Here is the thing about strategic pivots in infrastructure businesses: they take years to execute, and the market tends to either price them in too early (causing valuation disappointment when contracts are slow) or too late (causing investors to miss the inflection entirely). Core Scientific is somewhere in the middle of that story.

What I find genuinely interesting about this board appointment is the specificity of the expertise it imports. Smith does not just know "tech" or "enterprise software" or even "cloud." He knows the physical layer — the buildings, the power contracts, the cooling systems, the fiber interconnects, the long-term agreements with hyperscalers that actually make a data center business valuable. That is precisely the domain where Core Scientific needs to build credibility as it tries to reposition itself in investors' minds.

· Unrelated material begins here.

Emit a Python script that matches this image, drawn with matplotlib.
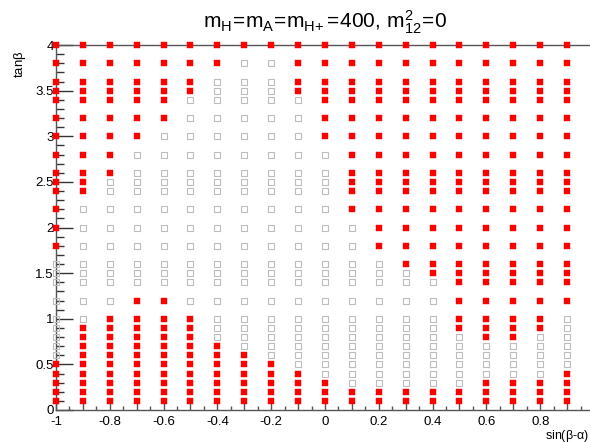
import matplotlib
matplotlib.use("Agg")
import matplotlib.pyplot as plt
from matplotlib.ticker import MultipleLocator, FuncFormatter
import numpy as np

plt.rcParams['font.family'] = ['Liberation Sans', 'DejaVu Sans']
plt.rcParams['mathtext.fontset'] = 'custom'
plt.rcParams['mathtext.rm'] = 'Liberation Sans'
plt.rcParams['mathtext.it'] = 'Liberation Sans'

# sin(beta-alpha) scan columns
sba = [-1.0, -0.9, -0.8, -0.7, -0.6, -0.5, -0.4, -0.3, -0.2, -0.1,
       0.0, 0.1, 0.2, 0.3, 0.4, 0.5, 0.6, 0.7, 0.8, 0.9]
# tan(beta) scan rows (top to bottom)
tanb = [4.0, 3.8, 3.6, 3.5, 3.4, 3.2, 3.0, 2.8, 2.6, 2.5, 2.4, 2.2, 2.0,
        1.8, 1.6, 1.5, 1.4, 1.2, 1.0, 0.9, 0.8, 0.7, 0.6, 0.5, 0.4, 0.3,
        0.2, 0.1]
# R = allowed (red filled), . = excluded (grey open); one string per tanb row
status = [
    "RRRRRRRRRRRRRRRRRRRR",  # 4.0
    "RRRRRRR..RRRRRRRRRRR",  # 3.8
    "RRRRRR...RRRRRRRRRRR",  # 3.6
    "RRRRRR...RRRRRRRRRRR",  # 3.5
    "RRRRR.....RRRRRRRRRR",  # 3.4
    "RRRRR.....RRRRRRRRRR",  # 3.2
    "RRRR......RRRRRRRRRR",  # 3.0
    "RRR........RRRRRRRRR",  # 2.8
    "RRR........RRRRRRRRR",  # 2.6
    "RR.........RRRRRRRRR",  # 2.5
    "RR.........RRRRRRRRR",  # 2.4
    "R..........RRRRRRRRR",  # 2.2
    "R...........RRRRRRRR",  # 2.0
    "R...........RRRRRRRR",  # 1.8
    ".............RRRRRRR",  # 1.6
    "..............RRRRRR",  # 1.5
    "...............RRRRR",  # 1.4
    "...RR..........RRRRR",  # 1.2
    "..RRRR.........RRRR.",  # 1.0
    ".RRRRR.........RRRR.",  # 0.9
    ".RRRRR..........RR..",  # 0.8
    ".RRRRRR.............",  # 0.7
    ".RRRRRRR............",  # 0.6
    "RRRRRRRRR...........",  # 0.5
    "RRRRRRRRRR.........R",  # 0.4
    "RRRRRRRRRRR.....RRRR",  # 0.3
    "RRRRRRRRRRRRRRRRRRRR",  # 0.2
    "RRRRRRRRRRRRRRRRRRRR",  # 0.1
]

title = r'$\mathregular{m_{H}\!=\!m_{A}\!=\!m_{H\!+}\!=\!400,\,m^{2}_{12}\!=\!0}$'

xr, yr, xg, yg = [], [], [], []
for yv, row in zip(tanb, status):
    for xv, c in zip(sba, row):
        if c == 'R':
            xr.append(xv); yr.append(yv)
        else:
            xg.append(xv); yg.append(yv)

W, H = 590, 442
fig = plt.figure(figsize=(W / 100, H / 100), dpi=100)
x0, x1 = 56, 594
ytop, ybot = 45, 410
ax = fig.add_axes([x0 / W, (H - ybot) / H, (x1 - x0) / W, (ybot - ytop) / H])

ax.plot(xg, yg, 's', ms=4.0, mfc='none', mec='#bdbdbd', mew=0.8,
        clip_on=False, zorder=3, linestyle='none')
ax.plot(xr, yr, 's', ms=4.2, mfc='#ff0000', mec='#ff0000', mew=0.3,
        clip_on=False, zorder=4, linestyle='none')

ax.set_xlim(-1, 1)
ax.set_ylim(0, 4)

ax.spines['right'].set_visible(False)
for s in ['left', 'bottom', 'top']:
    ax.spines[s].set_color('#555555')
    ax.spines[s].set_linewidth(1.0)

ax.xaxis.set_major_locator(MultipleLocator(0.1))
ax.xaxis.set_minor_locator(MultipleLocator(0.05))
def xfmt(v, pos):
    k = int(round(v * 10))
    if k % 2 != 0 or k >= 10:
        return ''
    if k == 0:
        return '0'
    if k == -10:
        return '-1'
    return ('%.1f' % (k / 10.0))
ax.xaxis.set_major_formatter(FuncFormatter(xfmt))
ax.yaxis.set_major_locator(MultipleLocator(0.5))
ax.yaxis.set_minor_locator(MultipleLocator(0.1))
def yfmt(v, pos):
    if abs(v - round(v)) < 1e-6:
        return '%d' % round(v)
    return '%.1f' % v
ax.yaxis.set_major_formatter(FuncFormatter(yfmt))

ax.tick_params(axis='x', which='major', direction='in', length=5.5, width=1,
               color='#555555', labelsize=9.5, pad=4.0, top=False)
ax.tick_params(axis='x', which='minor', direction='in', length=3, width=1,
               color='#555555', top=False)
ax.tick_params(axis='y', which='major', direction='in', length=12.5, width=1,
               color='#333333', labelsize=9.5, pad=1.5, right=False)
ax.tick_params(axis='y', which='minor', direction='in', length=6, width=1,
               color='#333333', right=False)

fig.text(325 / W, 1 - 28 / H, title, ha='center', va='baseline', fontsize=15)
fig.text(589 / W, 1 - 438.5 / H, r'sin($\beta$-$\alpha$)', ha='right',
         va='baseline', fontsize=9)
fig.text(28 / W, 1 - 51 / H, r'tan$\beta$', ha='right', va='top',
         rotation=90, fontsize=9.5)

fig.savefig('out.png', dpi=100)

The company is still carrying its Bitcoin mining identity in the market's imagination, and probably in some investors' portfolios as a Bitcoin proxy. The longer-term bet embedded in this appointment is that Core Scientific earns a new kind of valuation — one grounded in contracted, recurring HPC colocation revenue rather than volatile mining economics. Whether that transition succeeds depends on operational execution that no board appointment can guarantee. But the choice to bring in someone with Smith's specific background suggests the people running Core Scientific understand exactly what kind of business they are trying to build — and what expertise they need around the table to build it.

That matters more than the press release language usually does.